The Germans were also enlarging their army. In January the Ersatzheer (Replacement Army) raised thirteen divisions from new recruits and ‘comb-outs’; another nine were created shortly afterwards. For the first time women volunteers (Stabshelferinnen) were inducted to release male clerks and drivers to the infantry in January 1942, and volunteer auxiliaries (Hilfsfreiwillige) were also found among Russian prisoners, most of whom turned coat as an alternative to starvation. In this way the 900,000 losses suffered during the winter were made good, though a deficiency of 600,000 remained by April. It was concealed by maintaining divisions in existence even when their infantry strength had fallen by as much as a third; tank, artillery and horse strength had also fallen. By April the Ostheer was short of 1600 Mark III and IV tanks, 2000 guns and 7000 anti-tank guns. Of the half-million horses the army had brought to Russia, a half had died by the spring of 1942.
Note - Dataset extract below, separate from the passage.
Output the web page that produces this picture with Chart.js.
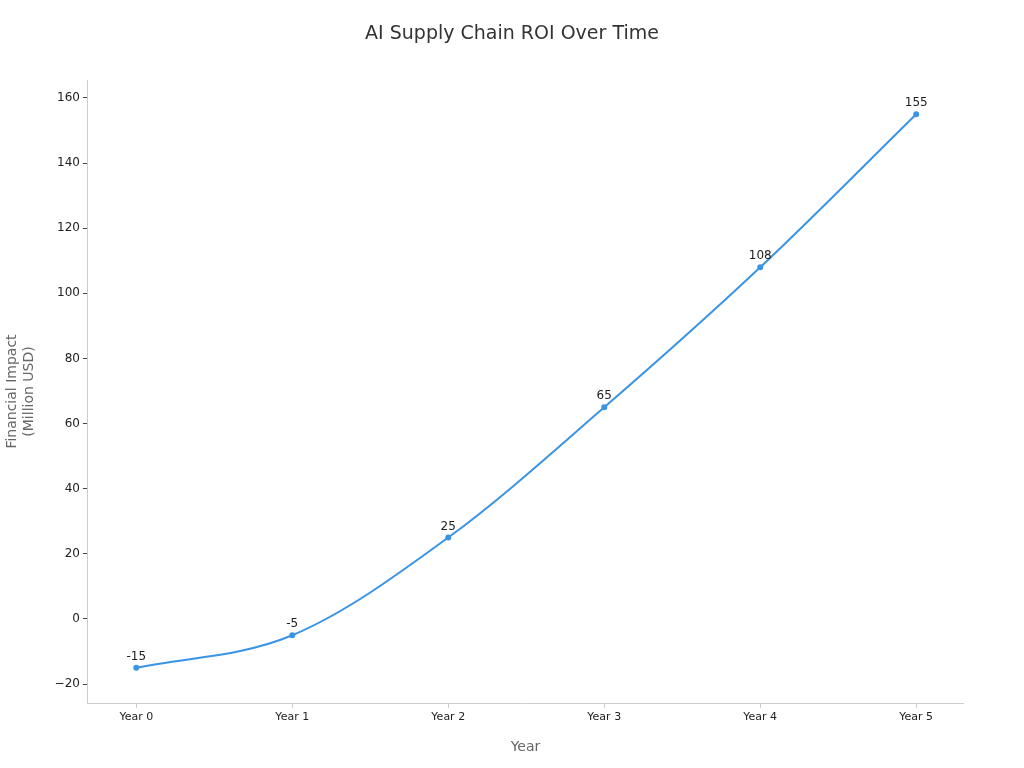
<!DOCTYPE html>
<html>
<head>
<meta charset="utf-8">
<script src="https://cdn.jsdelivr.net/npm/chart.js@4"></script>
<style>
  body { margin: 0; background: #fff; }
  #wrap { width: 1024px; height: 768px; position: relative; }
</style>
</head>
<body>
<div id="wrap"><canvas id="roiChart"></canvas></div>
<script>
// data
const years = ['Year 0', 'Year 1', 'Year 2', 'Year 3', 'Year 4', 'Year 5'];
const roiValues = [-15, -5, 25, 65, 108, 155];
const yTicks = [-20, 0, 20, 40, 60, 80, 100, 120, 140, 160];
const chartTitle = 'AI Supply Chain ROI Over Time';

const lineColor = '#3a94e6';

// labels above points + centred title
const pointLabels = {
  id: 'pointLabels',
  afterDatasetsDraw(chart) {
    const ctx = chart.ctx;
    const meta = chart.getDatasetMeta(0);
    ctx.save();
    ctx.font = '12px "DejaVu Sans"';
    ctx.fillStyle = '#222';
    ctx.textAlign = 'center';
    ctx.textBaseline = 'bottom';
    meta.data.forEach((pt, i) => {
      ctx.fillText(String(roiValues[i]), pt.x, pt.y - 5);
    });
    ctx.font = '19px "DejaVu Sans"';
    ctx.fillStyle = '#333';
    ctx.textBaseline = 'middle';
    ctx.fillText(chartTitle, chart.width / 2, 34);
    ctx.restore();
  }
};

new Chart(document.getElementById('roiChart'), {
  type: 'line',
  data: {
    datasets: [{
      data: roiValues.map((v, i) => ({ x: i, y: v })),
      borderColor: lineColor,
      backgroundColor: lineColor,
      borderWidth: 2,
      pointRadius: 2,
      cubicInterpolationMode: 'monotone'
    }]
  },
  plugins: [pointLabels],
  options: {
    responsive: true,
    maintainAspectRatio: false,
    animation: false,
    layout: { padding: { left: 0, right: 61, top: 80, bottom: 8 } },
    plugins: {
      legend: { display: false },
      tooltip: { enabled: false },
      title: { display: false }
    },
    scales: {
      x: {
        type: 'linear',
        min: -0.31,
        max: 5.3,
        afterBuildTicks: axis => { axis.ticks = years.map((_, i) => ({ value: i })); },
        ticks: {
          color: '#222',
          font: { family: 'DejaVu Sans', size: 11 },
          callback: v => years[v]
        },
        grid: { drawOnChartArea: false, drawTicks: true, tickLength: 5, color: '#ccc' },
        border: { color: '#ccc' },
        title: {
          display: true,
          text: 'Year',
          color: '#666',
          font: { family: 'DejaVu Sans', size: 14 },
          padding: { top: 12 }
        }
      },
      y: {
        min: -25.8,
        max: 165.5,
        afterBuildTicks: axis => { axis.ticks = yTicks.map(v => ({ value: v })); },
        ticks: {
          color: '#222',
          font: { family: 'DejaVu Sans', size: 12 },
          callback: v => v < 0 ? '\u2212' + Math.abs(v) : v
        },
        grid: { drawOnChartArea: false, drawTicks: true, tickLength: 5, color: '#444' },
        border: { color: '#ccc' },
        title: {
          display: true,
          text: ['Financial Impact', '(Million USD)'],
          color: '#666',
          font: { family: 'DejaVu Sans', size: 14 },
          padding: { bottom: 14 }
        }
      }
    }
  }
});
</script>
</body>
</html>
Hitler was nevertheless convinced that the force which remained sufficed to finish Russia off and was determined to launch his decisive offensive as soon as the ground hardened. While Stalin had persuaded himself that the Germans would strike again at Moscow – a blow he was certain would be weakened by Germany’s need to deal with a ‘Second Front’ in the west – Hitler had an entirely contrary intention. The point of the Kaiser’s final offensive into Russia in 1918 had been to take possession of its natural wealth. The wheatlands, mines and, now more important than ever, oilfields had always lain in the south. It was in that direction, into the lands beyond the Crimea, on the river Volga and in the Caucasus, that Hitler now planned to send the Panzers for the summer campaign of 1942, to recoup and add to the great economic conquests brought to Germany by the Treaty of Brest-Litovsk twenty-four years earlier.